We know that sexual predators are not created overnight but rather develop patterns over time. If the accusations about Freundel are true, I wonder if even back then he was plotting this extreme abuse of his rabbinic power and fantasizing about the women’s bodies he would have access to once he had his very own women’s mikveh.
That is where the problem lies. Yes, there are sick people in the world. That is not the problem. The problem is when these people are given the power to exercise their abusive behavior in the name of religion. The problem is when a male-created and male-run system builds an exclusively female sexualized space and not only gives a male rabbi the power to make its rules and define the status of its female practitioners, but also hands him the keys to that exclusively female space.
Similar even if less extreme scenarios are played out every day in so many Orthodox rabbinic institutions. A male rabbi insists on a mechitzah partition in the synagogue and then walks over to the women’s side to tell the women to stop talking; a male teacher in an all-girls’ school tells his students to wear longer sleeves because their elbows excite him sexually; a man at the Kotel plaza of the Western Wall throws a chair over the mechitza at a group of singing women because he can hear them on the men’s side of the plaza. A male judge in religious court tells a woman to return home to her abusive husband, claiming the male-created classic halakhic system will not allow him to force the husband to grant his wife a divorce.
Until all rituals are open to everyone, all positions of power open to everyone, all positions or authority open to everyone, and all sacred spaces open to everyone, irrespective or gender, these scenarios will continue. As long as men are given access to and power over the women’s spaces (virtual and physical) of their own creation, men in power will abuse their power over women. As long as they see women as objects to control, rather than human beings to partner with to create a better, healthier, world through religious expression and practice, we can expect more of the same.
One solution on the mikveh front that has become a growing phenomenon in the Jewish world is the community mikveh, which is not monopolized or controlled by male Orthodox rabbis, and is not for women alone. These are non-gendered, non-denominational ritual baths open to everyone by appointment only, with guides trained to respect personal space and dignity. I run one such mikveh on Kibbutz Hannaton in Israel’s Galilee region.

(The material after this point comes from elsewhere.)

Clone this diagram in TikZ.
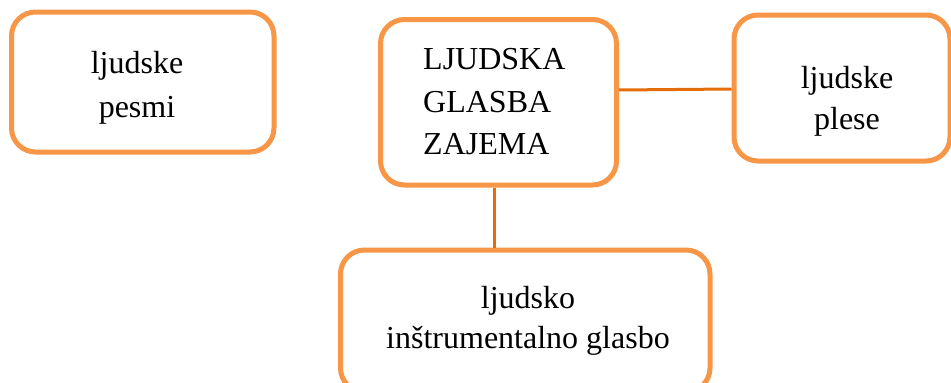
\documentclass[tikz,border=0pt]{standalone}
\usepackage{fontspec}
\setmainfont{Liberation Serif}
\definecolor{boxorange}{HTML}{F79646}
\definecolor{lineorange}{HTML}{E46C0A}
\begin{document}
\begin{tikzpicture}[x=1pt,y=-1pt,
  box/.style={draw=boxorange,line width=5pt,rounded corners=24pt,fill=white},
  conn/.style={draw=lineorange,line width=3pt},
  txt/.style={anchor=base,inner sep=0pt,font=\fontsize{32}{42}\selectfont},
  txtl/.style={anchor=base west,inner sep=0pt,font=\fontsize{32}{42}\selectfont}]
\useasboundingbox (0,0) rectangle (951,383);
\clip (0,0) rectangle (951,383);
% boxes
\node[box,minimum width=262.5pt,minimum height=140pt,inner sep=0pt] (pesmi) at (142.75,82) {};
\node[box,minimum width=236pt,minimum height=165.5pt,inner sep=0pt] (glasba) at (498.5,102.25) {};
\node[box,minimum width=216pt,minimum height=146pt,inner sep=0pt] (plese) at (842,88) {};
\node[box,minimum width=369.5pt,minimum height=142pt,inner sep=0pt] (instr) at (525.25,321) {};
% connectors
\coordinate (gr) at (glasba.east |- 0,90);
\coordinate (pl) at (plese.west |- 0,89);
\draw[conn] (gr) -- (pl);
\coordinate (gb) at (494,0 |- glasba.south);
\coordinate (ib) at (494,0 |- instr.north);
\draw[conn] (gb) -- (ib);
% texts
\node[txt] (t1a) at (137,73) {ljudske};
\node[txt] (t1b) at (137,117) {pesmi};
\node[txtl] (t2a) at (423,69) {LJUDSKA};
\node[txtl] (t2b) at (423,112) {GLASBA};
\node[txtl] (t2c) at (423,154) {ZAJEMA};
\node[txt] (t3a) at (847,88) {ljudske};
\node[txt] (t3b) at (847,129) {plese};
\node[txt] (t4a) at (528,308) {ljudsko};
\node[txt] (t4b) at (528,348) {inštrumentalno glasbo};
\end{tikzpicture}
\end{document}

Shmaya: A Ritual and Educational Mikveh is open to all who want to immerse and for whatever purpose they choose: male or female, straight or LGBT, Orthodox or Liberal, Jewish or other-than-Jewish, married or single. I am the only woman rabbinic director of a mikveh in Israel; but that is not the point. An egalitarian-feminist male rabbi would also be appropriate—or someone who is not a rabbi at all!—because Shmaya is not a “women’s mikveh”, and the only person making the rules is the person going into the water.
At Shmaya, both men and women immerse for ritual purification, both men and women immerse for spiritual enhancement, and both men and women immerse for a variety of transitional rituals. And most important of all—the keys to our mikveh are accessible to all. And the door locks also from the inside.
When I was running the D.C. mikveh Freundel did not consider kosher enough over two decades ago, that was just the beginning of this ‘new mikveh’ movement. It is interesting how things come full circle—the problem of male power, open to abuse, and the solution – of a space released from the gendered power plays of Jewish religious life – coming from the same place.
Rabbi Dr. Haviva Ner-David is rabbinic director of Shmaya: A Ritual and Educational Mikveh, at Kibbutz Hannaton.